Siguieron amplias negociaciones, y ambos grupos terminaron por aprobar un sistema intermedio. Éste, por una parte, fijaba un límite de sufragios para acceder a la Cámara y, por la otra, utilizaba a las provincias como circunscripciones para la distribución proporcional. El sistema D’Hondt, que es el que actualmente rige en las elecciones de España. Ese sistema castiga a los partidos pequeños nacionales y premia a los partidos locales (como sucede en el País Vasco y Cataluña).
La reforma fue sometida a referéndum y aprobada por el 94% de los electores (prueba de que el franquismo era muy débil). En las elecciones del año siguiente, 1977, la UCD de Suárez fue la primera fuerza electoral, el PSOE quedó segundo y el partido de Fraga, en coalición con otros, se fue hasta el cuarto sitio, detrás del Partido Comunista. 106 de los procuradores del “búnker” que votaron en contra de la reforma fueron candidatos. Ninguno salió electo.

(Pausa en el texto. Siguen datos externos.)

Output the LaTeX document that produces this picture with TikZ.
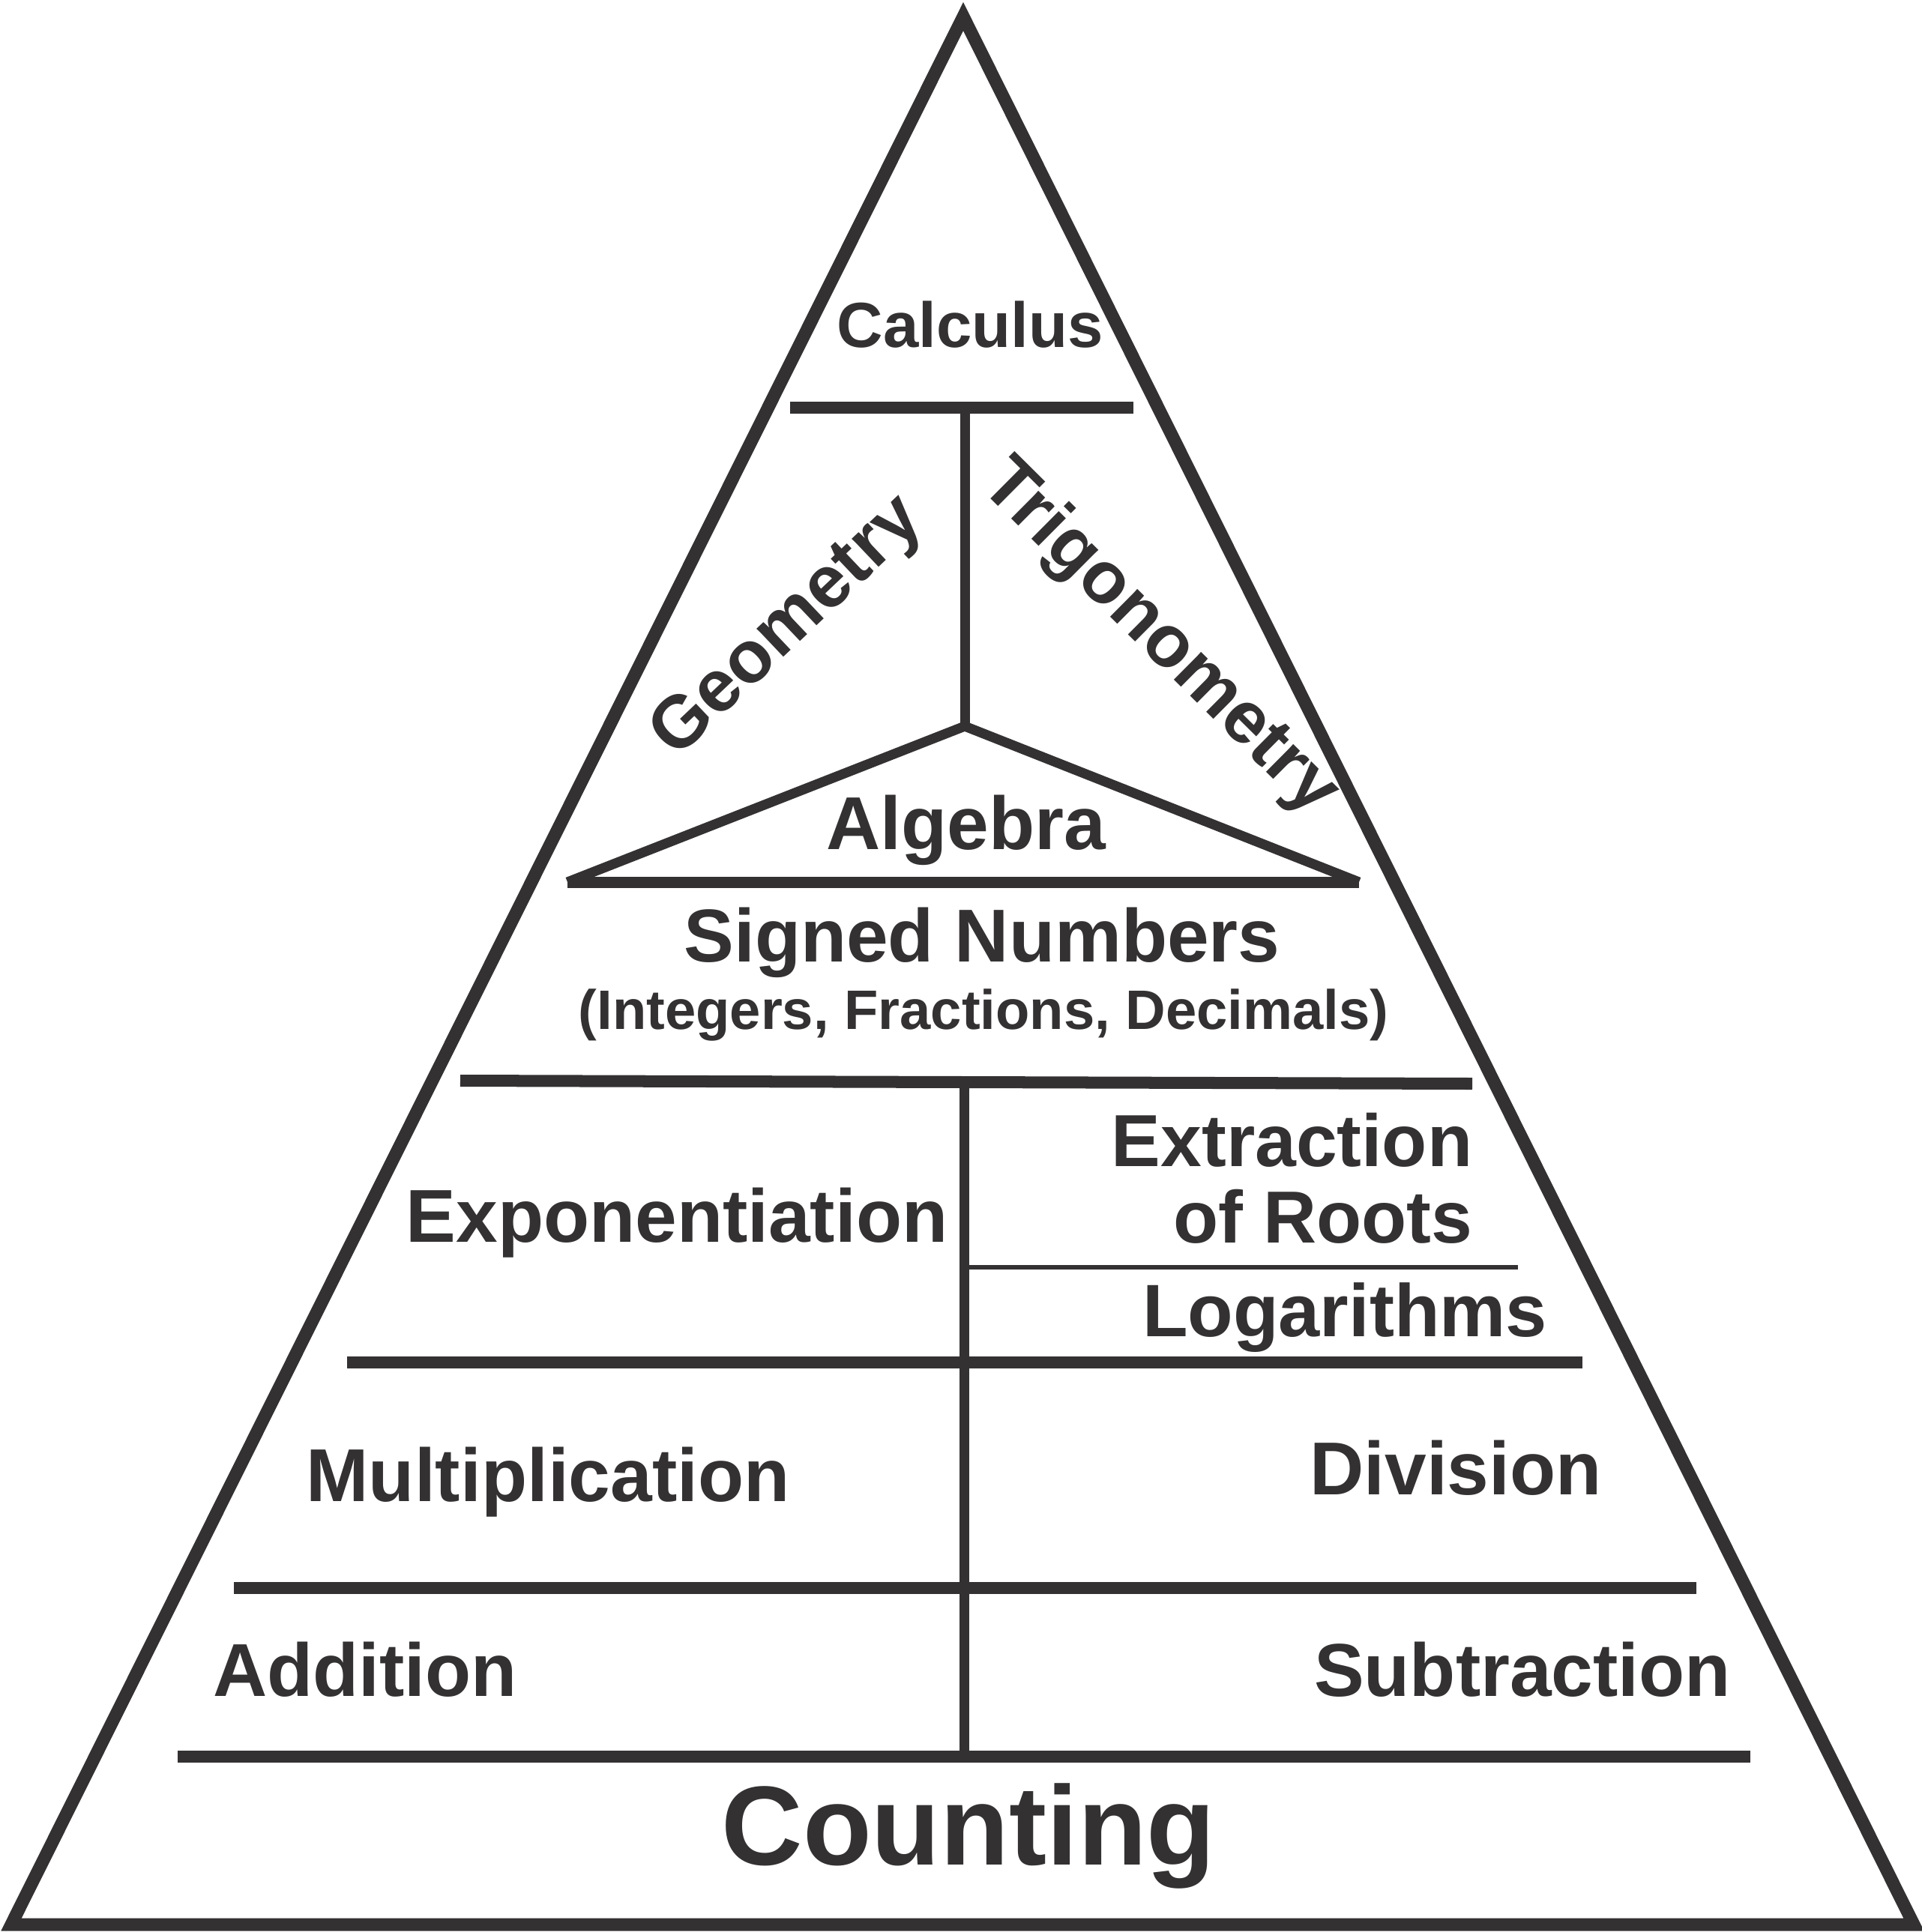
\documentclass[tikz,border=0pt]{standalone}
\usepackage{fontspec}
\setmainfont{Liberation Sans}
\definecolor{ink}{RGB}{51,49,50}
\newcommand\fsize[1]{\fontsize{#1}{#1}\selectfont\bfseries}

\begin{document}
\begin{tikzpicture}[x=0.01cm,y=-0.01cm]

          \useasboundingbox (0,0) rectangle (2564,2578);

          \tikzset{
            outline/.style={draw=ink,line width=0.17cm,line join=miter},
            rule/.style={draw=ink,line width=0.16cm},
            stem/.style={draw=ink,line width=0.13cm},
            hairrule/.style={draw=ink,line width=0.06cm}
          }

          % end points of the rules
          \coordinate (top)  at (1285,22);
          \coordinate (bl)   at (15,2568);
          \coordinate (br)   at (2553,2568);
          \coordinate (c1)   at (1054,544);
          \coordinate (c2)   at (1512,544);
          \coordinate (v1)   at (1287,552);
          \coordinate (alg)  at (1287,969);
          \coordinate (a1)   at (757,1177);
          \coordinate (a2)   at (1813,1177);
          \coordinate (s1)   at (614,1442);
          \coordinate (s2)   at (1964,1446);
          \coordinate (v2)   at (1286,1450);
          \coordinate (v3)   at (1286,2336);
          \coordinate (l1)   at (1286,1691);
          \coordinate (l2)   at (2025,1691);
          \coordinate (e1)   at (463,1818);
          \coordinate (e2)   at (2111,1818);
          \coordinate (m1)   at (312,2119);
          \coordinate (m2)   at (2263,2119);
          \coordinate (d1)   at (237,2344);
          \coordinate (d2)   at (2335,2344);

          \path[outline] (top) -- (bl) -- (br) -- cycle;
          \path[rule] (c1) -- (c2);
          \path[stem] (v1) -- (alg);
          \path[stem] (a1) -- (alg) -- (a2);
          \path[rule,line width=0.15cm] (a1) -- (a2);
          \path[rule] (s1) -- (s2);
          \path[stem] (v2) -- (v3);
          \path[hairrule] (l1) -- (l2);
          \path[rule] (e1) -- (e2);
          \path[rule] (m1) -- (m2);
          \path[rule] (d1) -- (d2);

          \begin{scope}[every node/.style={inner sep=0pt,text=ink,anchor=base}]
            \node (calc)  at (1294,463)  {\fsize{24.2pt}Calculus};
            \node (geo)   [anchor=center,rotate=43.5]  at (1052,838) {\fsize{27.9pt}Geometry};
            \node (trig)  [anchor=center,rotate=-44.8] at (1546,852) {\fsize{27.9pt}Trigonometry};
            \node (algb)  at (1289,1133) {\fsize{28.45pt}Algebra};
            \node (sign)  at (1310,1283) {\fsize{28.45pt}Signed Numbers};
            \node (kinds) at (1312,1373) {\fsize{21.1pt}(Integers, Fractions, Decimals)};
            \node (expo)  at (903,1657)  {\fsize{28.45pt}Exponentiation};
            \node (extr)  [anchor=base east] at (1965,1556) {\fsize{28pt}Extraction};
            \node (roots) [anchor=base east] at (1965,1658) {\fsize{28pt}of Roots};
            \node (logs)  at (1794,1783) {\fsize{28.2pt}Logarithms};
            \node (mult)  at (731,2003)  {\fsize{28.45pt}Multiplication};
            \node (divi)  at (1942,1994) {\fsize{28.45pt}Division};
            \node (addi)  at (487,2263)  {\fsize{28.45pt}Addition};
            \node (subt)  at (2031,2263) {\fsize{28.45pt}Subtraction};
            \node (count) at (1292,2488) {\fsize{42.7pt}Counting};
          \end{scope}

        \end{tikzpicture}
\end{document}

De repente uno voltea hacia México y ve que la maquinita está funcionando al revés. Camina para la regresión. De un sistema mixto más o menos funcional, aunque lejos de la proporcionalidad perfecta, pasamos a la propuesta de AMLO, el llamado Plan A, que se parecía bastante al sistema español vigente, y ahora tenemos al gobierno coqueteando con un sistema meramente uninominal… lo que era el proyecto de Fraga Iribarne, el que quería una democracia acotada y a favor de su bando.
A Fraga no le salió la jugada. ¿Le saldrá a Morena?